Note: The attribute dimensions in /models/marts/average_order_amount.yml (Metric yaml file) needs to be corrected. It has a few fields starting with ‘has’, but actually the field in orders model starts with ‘had’.

version: 2

metrics:
  - name: average_order_amount
    label: Average Order Amount
    model: ref('orders')
    description: "The average size of a jaffle order"

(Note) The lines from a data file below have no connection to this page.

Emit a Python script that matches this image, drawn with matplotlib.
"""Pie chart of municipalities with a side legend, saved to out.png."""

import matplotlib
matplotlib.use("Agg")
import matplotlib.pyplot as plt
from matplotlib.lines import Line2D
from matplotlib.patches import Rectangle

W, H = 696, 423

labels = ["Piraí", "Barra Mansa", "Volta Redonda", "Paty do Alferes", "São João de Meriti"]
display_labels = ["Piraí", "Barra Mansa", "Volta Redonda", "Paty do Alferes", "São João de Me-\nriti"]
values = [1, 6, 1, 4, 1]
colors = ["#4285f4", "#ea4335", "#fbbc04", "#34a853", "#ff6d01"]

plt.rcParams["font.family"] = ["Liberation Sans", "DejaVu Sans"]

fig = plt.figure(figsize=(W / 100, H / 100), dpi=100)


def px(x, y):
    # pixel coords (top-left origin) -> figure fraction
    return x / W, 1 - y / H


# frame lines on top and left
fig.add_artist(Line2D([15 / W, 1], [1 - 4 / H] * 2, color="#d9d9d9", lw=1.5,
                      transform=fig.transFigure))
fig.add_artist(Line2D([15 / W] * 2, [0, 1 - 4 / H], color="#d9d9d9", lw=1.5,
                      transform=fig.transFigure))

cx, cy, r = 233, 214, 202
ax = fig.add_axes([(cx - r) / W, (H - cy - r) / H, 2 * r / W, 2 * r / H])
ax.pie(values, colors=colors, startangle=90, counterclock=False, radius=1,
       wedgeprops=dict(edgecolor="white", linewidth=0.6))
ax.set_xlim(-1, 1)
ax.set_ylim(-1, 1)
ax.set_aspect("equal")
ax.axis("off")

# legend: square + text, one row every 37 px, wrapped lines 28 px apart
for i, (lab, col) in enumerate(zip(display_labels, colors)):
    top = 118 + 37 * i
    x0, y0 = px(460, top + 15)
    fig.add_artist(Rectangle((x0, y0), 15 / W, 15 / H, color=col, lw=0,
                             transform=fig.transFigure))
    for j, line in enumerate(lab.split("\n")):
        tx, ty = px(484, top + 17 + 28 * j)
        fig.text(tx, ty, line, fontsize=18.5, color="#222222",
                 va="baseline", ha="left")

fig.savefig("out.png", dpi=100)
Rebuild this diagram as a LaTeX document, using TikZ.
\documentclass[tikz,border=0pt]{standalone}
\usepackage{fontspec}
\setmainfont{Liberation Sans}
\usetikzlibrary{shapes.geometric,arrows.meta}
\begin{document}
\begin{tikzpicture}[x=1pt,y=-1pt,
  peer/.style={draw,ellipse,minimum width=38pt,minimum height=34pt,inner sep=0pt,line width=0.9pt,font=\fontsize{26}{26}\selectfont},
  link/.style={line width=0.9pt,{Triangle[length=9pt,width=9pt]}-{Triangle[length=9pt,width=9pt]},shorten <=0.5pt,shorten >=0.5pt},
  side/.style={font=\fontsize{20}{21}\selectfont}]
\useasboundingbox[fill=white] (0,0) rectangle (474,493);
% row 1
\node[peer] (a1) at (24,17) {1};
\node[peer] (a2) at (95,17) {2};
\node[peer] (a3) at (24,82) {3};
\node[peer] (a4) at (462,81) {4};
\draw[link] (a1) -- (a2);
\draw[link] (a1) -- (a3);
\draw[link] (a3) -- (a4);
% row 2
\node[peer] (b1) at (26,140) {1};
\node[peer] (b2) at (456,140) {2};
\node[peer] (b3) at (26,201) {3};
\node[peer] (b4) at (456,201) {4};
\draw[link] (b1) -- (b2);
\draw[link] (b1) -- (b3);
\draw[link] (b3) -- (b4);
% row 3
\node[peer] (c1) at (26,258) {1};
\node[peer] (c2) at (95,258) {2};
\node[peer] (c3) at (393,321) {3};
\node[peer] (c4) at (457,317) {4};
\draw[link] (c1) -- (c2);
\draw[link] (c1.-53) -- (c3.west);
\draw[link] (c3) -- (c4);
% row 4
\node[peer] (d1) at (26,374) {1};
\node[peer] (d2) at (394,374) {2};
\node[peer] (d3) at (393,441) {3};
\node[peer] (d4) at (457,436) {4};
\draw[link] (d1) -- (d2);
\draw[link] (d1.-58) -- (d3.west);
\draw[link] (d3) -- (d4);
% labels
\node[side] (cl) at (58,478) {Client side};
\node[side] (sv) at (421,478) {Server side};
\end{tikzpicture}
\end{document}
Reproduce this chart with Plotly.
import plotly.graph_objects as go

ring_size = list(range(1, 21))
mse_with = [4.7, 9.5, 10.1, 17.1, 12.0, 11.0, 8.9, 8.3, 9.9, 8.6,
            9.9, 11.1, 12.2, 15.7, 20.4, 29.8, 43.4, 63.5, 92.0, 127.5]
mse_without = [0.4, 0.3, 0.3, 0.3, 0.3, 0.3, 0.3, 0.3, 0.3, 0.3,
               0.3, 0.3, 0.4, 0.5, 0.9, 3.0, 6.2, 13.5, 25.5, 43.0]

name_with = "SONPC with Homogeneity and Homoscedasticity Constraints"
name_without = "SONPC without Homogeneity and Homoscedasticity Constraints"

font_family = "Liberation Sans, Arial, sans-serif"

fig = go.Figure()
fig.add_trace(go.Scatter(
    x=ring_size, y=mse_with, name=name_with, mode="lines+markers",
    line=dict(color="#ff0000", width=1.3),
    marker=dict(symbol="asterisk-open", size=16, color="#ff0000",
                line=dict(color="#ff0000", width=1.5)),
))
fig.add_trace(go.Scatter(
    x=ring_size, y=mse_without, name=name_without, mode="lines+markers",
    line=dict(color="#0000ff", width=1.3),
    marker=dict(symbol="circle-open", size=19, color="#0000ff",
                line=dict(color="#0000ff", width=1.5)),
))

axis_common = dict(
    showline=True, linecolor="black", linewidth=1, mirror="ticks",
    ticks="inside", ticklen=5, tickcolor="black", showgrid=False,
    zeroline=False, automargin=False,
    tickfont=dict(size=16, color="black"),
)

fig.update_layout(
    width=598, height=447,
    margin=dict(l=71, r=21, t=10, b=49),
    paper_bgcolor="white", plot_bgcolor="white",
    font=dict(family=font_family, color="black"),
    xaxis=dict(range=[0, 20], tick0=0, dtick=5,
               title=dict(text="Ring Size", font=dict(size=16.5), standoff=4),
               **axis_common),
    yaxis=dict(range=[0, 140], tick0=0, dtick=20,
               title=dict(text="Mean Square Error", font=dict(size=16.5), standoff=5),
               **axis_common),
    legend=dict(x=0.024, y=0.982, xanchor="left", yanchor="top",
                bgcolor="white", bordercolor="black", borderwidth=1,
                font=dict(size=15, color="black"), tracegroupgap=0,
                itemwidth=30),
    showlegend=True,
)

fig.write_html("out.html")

    calculation_method: average
    expression: amount

    timestamp: order_date
    time_grains: [day, week, month]

    dimensions:
      - had_credit_card_payment
      - had_coupon_payment
      - had_bank_transfer_payment
      - had_gift_card_payment
      - customer_status

A few mandatory and optional attributes had been taken into account such as:

name A unique string used to refer to the target Metrics.
model The model name referenced by the target Metrics (ref('<name_of_model>'))
label An arbitrary string to express metric more clearly
calculation_method Specifies the calculation method of the metric. More optional methods are available.
time_grains The time-based component of the metric
time_grains Uses the field specified by timestamp to specify the granularity of aggregation, such as day, week, month etc.
dimensions A list of fields to group or filter the metric by

You can read and check all about available properties in the official docs.

Metric Filters

revenue is yet another metric that calculates the total sales for the jaffle shop business. Another attribute has been added here: filters.

version: 2

metrics:
  - name: revenue
    label: Revenue
    model: ref('orders')
    description: "The total revenue of our jaffle business"

    calculation_method: sum
    expression: amount

    timestamp: order_date
    time_grains: [day, week, month, year]

    dimensions:
      - customer_status
      - had_credit_card_payment
      - had_coupon_payment
      - had_bank_transfer_payment
      - had_gift_card_payment

    filters:
      - field: status
        operator: '='
        value: "'completed'"

filters is a list of dictionaries to extra define the metric based on specific conditions. All three properties (field, operator and value) are required for each defined filter. When calculating revenue we sum up amounts for completed orders.

Another kind of metric calculation_method that can be used is derived. It is a calculation based on using 2 or more already defined metrics. We can see a derived calculation in the profit yaml file using the expression: "{{metric('revenue')}} - {{metric('expenses')}}" – (check out profit.yml). Note that derived metrics used in the expression share the specified time_grains and dimensions.

Querying Your Metric

After defining the metrics we would also like to use them :). To query your defined metric, you must have the dbt_metrics package installed.

Define the metric being called: metric('<metric_name>')
Provide the grain that we are interested in: grain = '<time_grain>'
(e.g. ‘day’, ‘week’ or ‘month’)
Provide the list of dimensions we want to see finer granularity:
dimensions = [<dimension1_name>, <dimension2_name>]

select * 
from {{ metrics.calculate(
    metric('average_order_amount'),
    grain='week',
    dimensions=['customer_status'],
    secondary_calculations=[],  -- Optional
    where = "<some_column> = '<filter_value>'"  -- Optional
    ) }}

Secondary calculations refer to additional calculations or transformations performed on top of the base metrics to derive more complex or nuanced metrics.

In cases where we want to see a metric in the context of a particular filter which isn’t necessarily part of the metric definition, we can use a where clause. It takes a list of sql statements and adds them in as filters to the final CTE in the produced SQL.

Summary and Prospects

In dbt, metrics are defined as pre-defined calculations that are based on one or more columns in a table. These metrics can be used to measure different aspects of the data and are commonly used to track performance, monitor KPIs (Key Performance Indicators), and derive insights.

The dbt Semantic Layer can leverage metrics to provide a consistent and standardized way of measuring and analyzing data. By defining metrics in the Semantic Layer, organizations can ensure that all users are using the same calculations, definitions, and business rules.